_Your task_:
Omit the pictures and output every entry below exactly as written.

_Supplied material_:
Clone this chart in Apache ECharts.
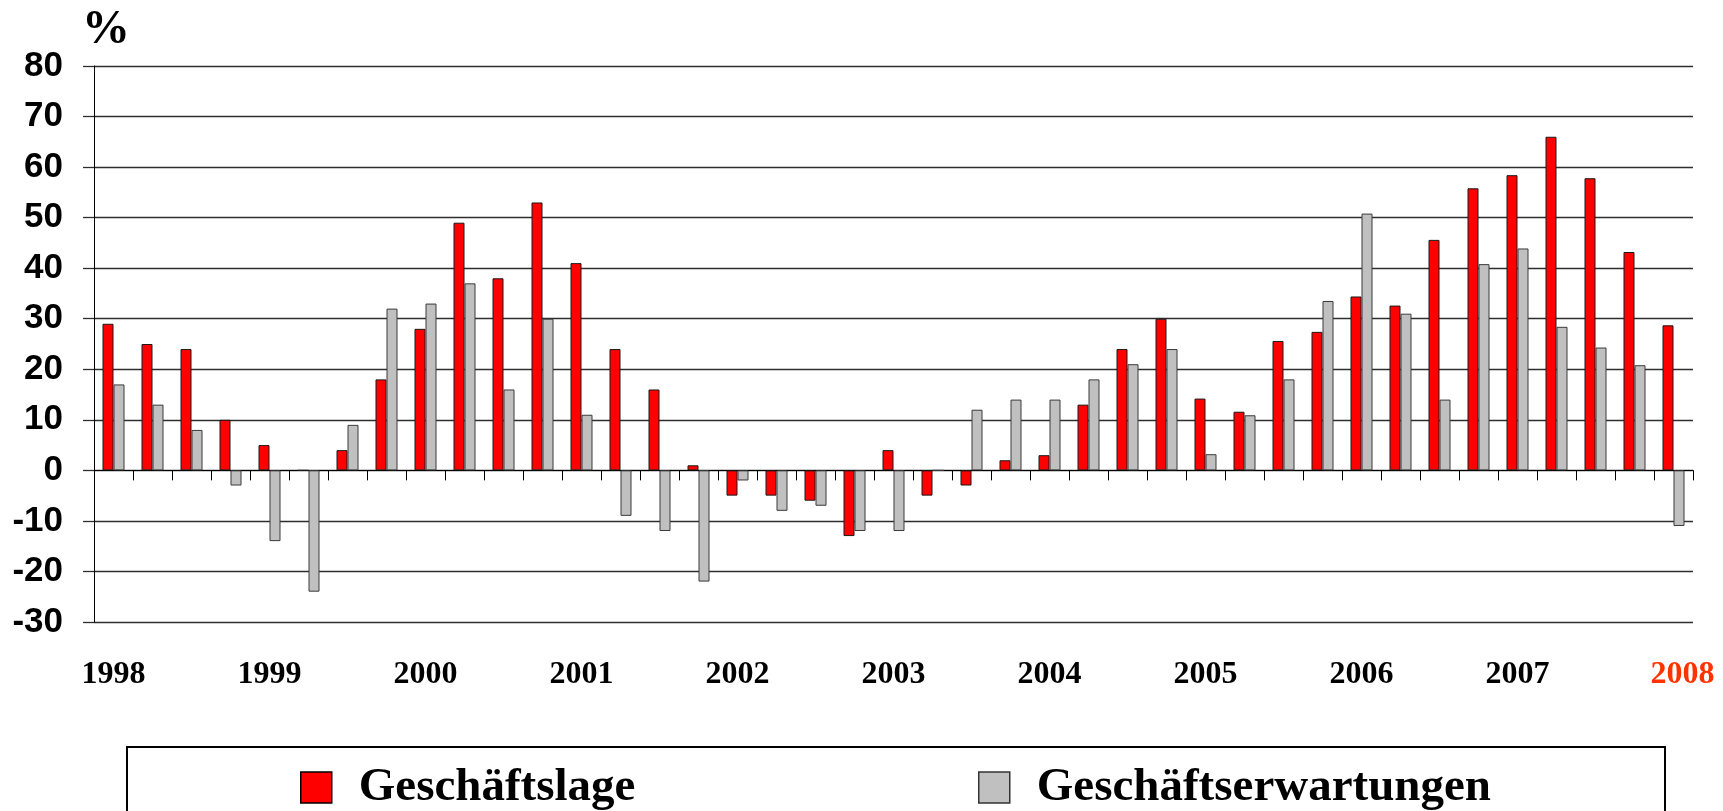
<!DOCTYPE html>
<html>
<head>
<meta charset="utf-8">
<script src="https://cdn.jsdelivr.net/npm/echarts@6/dist/echarts.min.js"></script>
<style>
  html, body { margin: 0; padding: 0; background: #fff; }
  #chart { width: 1723px; height: 811px; }
</style>
</head>
<body>
<div id="chart"></div>
<script>
// Quarters 1998 Q1 .. 2008 Q1
const categories = [
  'Q1 1998','Q2 1998','Q3 1998','Q4 1998',
  'Q1 1999','Q2 1999','Q3 1999','Q4 1999',
  'Q1 2000','Q2 2000','Q3 2000','Q4 2000',
  'Q1 2001','Q2 2001','Q3 2001','Q4 2001',
  'Q1 2002','Q2 2002','Q3 2002','Q4 2002',
  'Q1 2003','Q2 2003','Q3 2003','Q4 2003',
  'Q1 2004','Q2 2004','Q3 2004','Q4 2004',
  'Q1 2005','Q2 2005','Q3 2005','Q4 2005',
  'Q1 2006','Q2 2006','Q3 2006','Q4 2006',
  'Q1 2007','Q2 2007','Q3 2007','Q4 2007',
  'Q1 2008'
];
const geschaeftslage = [
  29, 25, 24, 10,
  5, 0, 4, 18,
  28, 49, 38, 53,
  41, 24, 16, 1,
  -5, -5, -6, -13,
  4, -5, -3, 2,
  3, 13, 24, 30,
  14.2, 11.6, 25.6, 27.4,
  34.4, 32.6, 45.6, 55.8,
  58.4, 66, 57.8, 43.2,
  28.7
];
const geschaeftserwartungen = [
  17, 13, 8, -3,
  -14, -24, 9, 32,
  33, 37, 16, 30,
  11, -9, -12, -22,
  -2, -8, -7, -12,
  -12, 0, 12, 14,
  14, 18, 21, 24,
  3.2, 10.9, 18, 33.5,
  50.8, 31, 14, 40.8,
  43.9, 28.4, 24.3, 20.8,
  -11
];
const seriesNames = ['Geschäftslage', 'Geschäftserwartungen'];
const highlightYear = '2008';

const chart = echarts.init(document.getElementById('chart'), null, { renderer: 'canvas' });

const gridColor = '#2e2e2e';
const serif = '"Liberation Serif", "Times New Roman", serif';
const sans = '"Liberation Sans", Arial, sans-serif';

const option = {
  backgroundColor: '#ffffff',
  animation: false,
  grid: { left: 94, right: 30, top: 66, bottom: 189, containLabel: false },
  xAxis: [
    {
      type: 'category',
      data: categories,
      position: 'bottom',
      axisLine: { show: true, onZero: true, lineStyle: { color: '#000', width: 1.2 } },
      axisTick: { show: true, interval: 0, length: 10, inside: false, alignWithLabel: false, lineStyle: { color: '#000', width: 1 } },
      axisLabel: { show: false },
      splitLine: { show: false }
    },
    {
      type: 'category',
      data: categories,
      position: 'bottom',
      axisLine: { show: false, onZero: false },
      axisTick: { show: false },
      splitLine: { show: false },
      axisLabel: {
        show: true,
        interval: 3,
        margin: 37,
        formatter: function (v) {
          const y = v.slice(3);
          return y === highlightYear ? '{r|' + y + '}' : '{b|' + y + '}';
        },
        rich: {
          b: { fontFamily: serif, fontWeight: 'bold', fontSize: 32, color: '#000' },
          r: { fontFamily: serif, fontWeight: 'bold', fontSize: 32, color: '#ff3300', padding: [0, 0, 0, 18] }
        }
      }
    }
  ],
  yAxis: {
    type: 'value',
    min: -30,
    max: 80,
    interval: 10,
    axisLine: { show: true, lineStyle: { color: '#000', width: 1 } },
    axisTick: { show: true, length: 11, inside: false, lineStyle: { color: gridColor, width: 1.3 } },
    axisLabel: {
      margin: 31,
      fontFamily: sans,
      fontWeight: 'bold',
      fontSize: 35,
      color: '#000'
    },
    splitLine: { show: true, lineStyle: { color: gridColor, width: 1.3 } }
  },
  legend: [
    {
      data: [seriesNames[0]],
      left: 300,
      top: 764,
      padding: 0,
      itemWidth: 31,
      itemHeight: 31,
      icon: 'rect',
      selectedMode: false,
      itemStyle: { color: '#ff0000', borderColor: '#000', borderWidth: 1.5 },
      textStyle: { fontFamily: serif, fontWeight: 'bold', fontSize: 47, color: '#000', padding: [0, 0, 0, 22] }
    },
    {
      data: [seriesNames[1]],
      left: 978,
      top: 764,
      padding: 0,
      itemWidth: 31,
      itemHeight: 31,
      icon: 'rect',
      selectedMode: false,
      itemStyle: { color: '#c0c0c0', borderColor: '#333', borderWidth: 1.5 },
      textStyle: { fontFamily: serif, fontWeight: 'bold', fontSize: 47, color: '#000', padding: [0, 0, 0, 22] }
    }
  ],
  graphic: [
    {
      type: 'text',
      left: 82,
      top: 7,
      style: { text: '%', font: 'bold 48px ' + serif, fill: '#000' }
    },
    {
      type: 'rect',
      shape: { x: 127, y: 747, width: 1538, height: 120 },
      style: { fill: 'none', stroke: '#000', lineWidth: 2 },
      silent: true
    }
  ],
  series: [
    {
      name: seriesNames[0],
      type: 'bar',
      xAxisIndex: 0,
      data: geschaeftslage,
      barWidth: 11,
      barGap: '0%',
      itemStyle: { color: '#ff0000', borderColor: '#1a1a1a', borderWidth: 1 }
    },
    {
      name: seriesNames[1],
      type: 'bar',
      xAxisIndex: 0,
      data: geschaeftserwartungen,
      barWidth: 11,
      barGap: '0%',
      itemStyle: { color: '#c0c0c0', borderColor: '#3a3a3a', borderWidth: 1 }
    }
  ]
};

chart.setOption(option);
</script>
</body>
</html>
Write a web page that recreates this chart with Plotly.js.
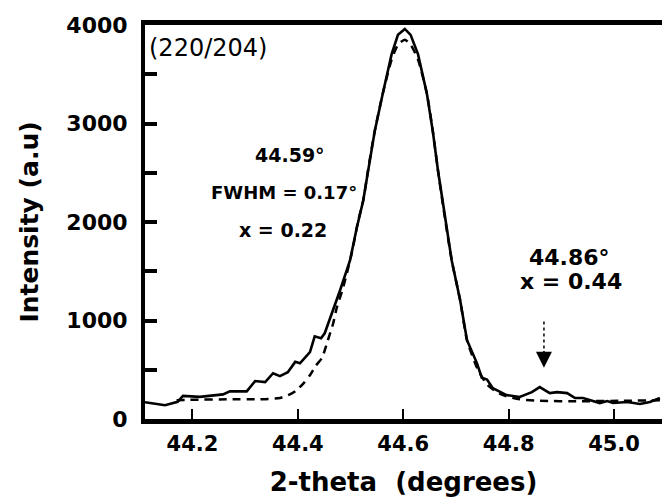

_Result of the task_:
Clone this chart in Apache ECharts.
<!DOCTYPE html>
<html>
<head>
<meta charset="utf-8">
<script src="https://cdn.jsdelivr.net/npm/echarts@6/dist/echarts.min.js"></script>
<style>
  html, body { margin: 0; padding: 0; background: #fff; }
  #chart { width: 1723px; height: 811px; }
</style>
</head>
<body>
<div id="chart"></div>
<script>
// Quarters 1998 Q1 .. 2008 Q1
const categories = [
  'Q1 1998','Q2 1998','Q3 1998','Q4 1998',
  'Q1 1999','Q2 1999','Q3 1999','Q4 1999',
  'Q1 2000','Q2 2000','Q3 2000','Q4 2000',
  'Q1 2001','Q2 2001','Q3 2001','Q4 2001',
  'Q1 2002','Q2 2002','Q3 2002','Q4 2002',
  'Q1 2003','Q2 2003','Q3 2003','Q4 2003',
  'Q1 2004','Q2 2004','Q3 2004','Q4 2004',
  'Q1 2005','Q2 2005','Q3 2005','Q4 2005',
  'Q1 2006','Q2 2006','Q3 2006','Q4 2006',
  'Q1 2007','Q2 2007','Q3 2007','Q4 2007',
  'Q1 2008'
];
const geschaeftslage = [
  29, 25, 24, 10,
  5, 0, 4, 18,
  28, 49, 38, 53,
  41, 24, 16, 1,
  -5, -5, -6, -13,
  4, -5, -3, 2,
  3, 13, 24, 30,
  14.2, 11.6, 25.6, 27.4,
  34.4, 32.6, 45.6, 55.8,
  58.4, 66, 57.8, 43.2,
  28.7
];
const geschaeftserwartungen = [
  17, 13, 8, -3,
  -14, -24, 9, 32,
  33, 37, 16, 30,
  11, -9, -12, -22,
  -2, -8, -7, -12,
  -12, 0, 12, 14,
  14, 18, 21, 24,
  3.2, 10.9, 18, 33.5,
  50.8, 31, 14, 40.8,
  43.9, 28.4, 24.3, 20.8,
  -11
];
const seriesNames = ['Geschäftslage', 'Geschäftserwartungen'];
const highlightYear = '2008';

const chart = echarts.init(document.getElementById('chart'), null, { renderer: 'canvas' });

const gridColor = '#2e2e2e';
const serif = '"Liberation Serif", "Times New Roman", serif';
const sans = '"Liberation Sans", Arial, sans-serif';

const option = {
  backgroundColor: '#ffffff',
  animation: false,
  grid: { left: 94, right: 30, top: 66, bottom: 189, containLabel: false },
  xAxis: [
    {
      type: 'category',
      data: categories,
      position: 'bottom',
      axisLine: { show: true, onZero: true, lineStyle: { color: '#000', width: 1.2 } },
      axisTick: { show: true, interval: 0, length: 10, inside: false, alignWithLabel: false, lineStyle: { color: '#000', width: 1 } },
      axisLabel: { show: false },
      splitLine: { show: false }
    },
    {
      type: 'category',
      data: categories,
      position: 'bottom',
      axisLine: { show: false, onZero: false },
      axisTick: { show: false },
      splitLine: { show: false },
      axisLabel: {
        show: true,
        interval: 3,
        margin: 37,
        formatter: function (v) {
          const y = v.slice(3);
          return y === highlightYear ? '{r|' + y + '}' : '{b|' + y + '}';
        },
        rich: {
          b: { fontFamily: serif, fontWeight: 'bold', fontSize: 32, color: '#000' },
          r: { fontFamily: serif, fontWeight: 'bold', fontSize: 32, color: '#ff3300', padding: [0, 0, 0, 18] }
        }
      }
    }
  ],
  yAxis: {
    type: 'value',
    min: -30,
    max: 80,
    interval: 10,
    axisLine: { show: true, lineStyle: { color: '#000', width: 1 } },
    axisTick: { show: true, length: 11, inside: false, lineStyle: { color: gridColor, width: 1.3 } },
    axisLabel: {
      margin: 31,
      fontFamily: sans,
      fontWeight: 'bold',
      fontSize: 35,
      color: '#000'
    },
    splitLine: { show: true, lineStyle: { color: gridColor, width: 1.3 } }
  },
  legend: [
    {
      data: [seriesNames[0]],
      left: 300,
      top: 764,
      padding: 0,
      itemWidth: 31,
      itemHeight: 31,
      icon: 'rect',
      selectedMode: false,
      itemStyle: { color: '#ff0000', borderColor: '#000', borderWidth: 1.5 },
      textStyle: { fontFamily: serif, fontWeight: 'bold', fontSize: 47, color: '#000', padding: [0, 0, 0, 22] }
    },
    {
      data: [seriesNames[1]],
      left: 978,
      top: 764,
      padding: 0,
      itemWidth: 31,
      itemHeight: 31,
      icon: 'rect',
      selectedMode: false,
      itemStyle: { color: '#c0c0c0', borderColor: '#333', borderWidth: 1.5 },
      textStyle: { fontFamily: serif, fontWeight: 'bold', fontSize: 47, color: '#000', padding: [0, 0, 0, 22] }
    }
  ],
  graphic: [
    {
      type: 'text',
      left: 82,
      top: 7,
      style: { text: '%', font: 'bold 48px ' + serif, fill: '#000' }
    },
    {
      type: 'rect',
      shape: { x: 127, y: 747, width: 1538, height: 120 },
      style: { fill: 'none', stroke: '#000', lineWidth: 2 },
      silent: true
    }
  ],
  series: [
    {
      name: seriesNames[0],
      type: 'bar',
      xAxisIndex: 0,
      data: geschaeftslage,
      barWidth: 11,
      barGap: '0%',
      itemStyle: { color: '#ff0000', borderColor: '#1a1a1a', borderWidth: 1 }
    },
    {
      name: seriesNames[1],
      type: 'bar',
      xAxisIndex: 0,
      data: geschaeftserwartungen,
      barWidth: 11,
      barGap: '0%',
      itemStyle: { color: '#c0c0c0', borderColor: '#3a3a3a', borderWidth: 1 }
    }
  ]
};

chart.setOption(option);
</script>
</body>
</html>
Write a web page that recreates this chart with Plotly.js.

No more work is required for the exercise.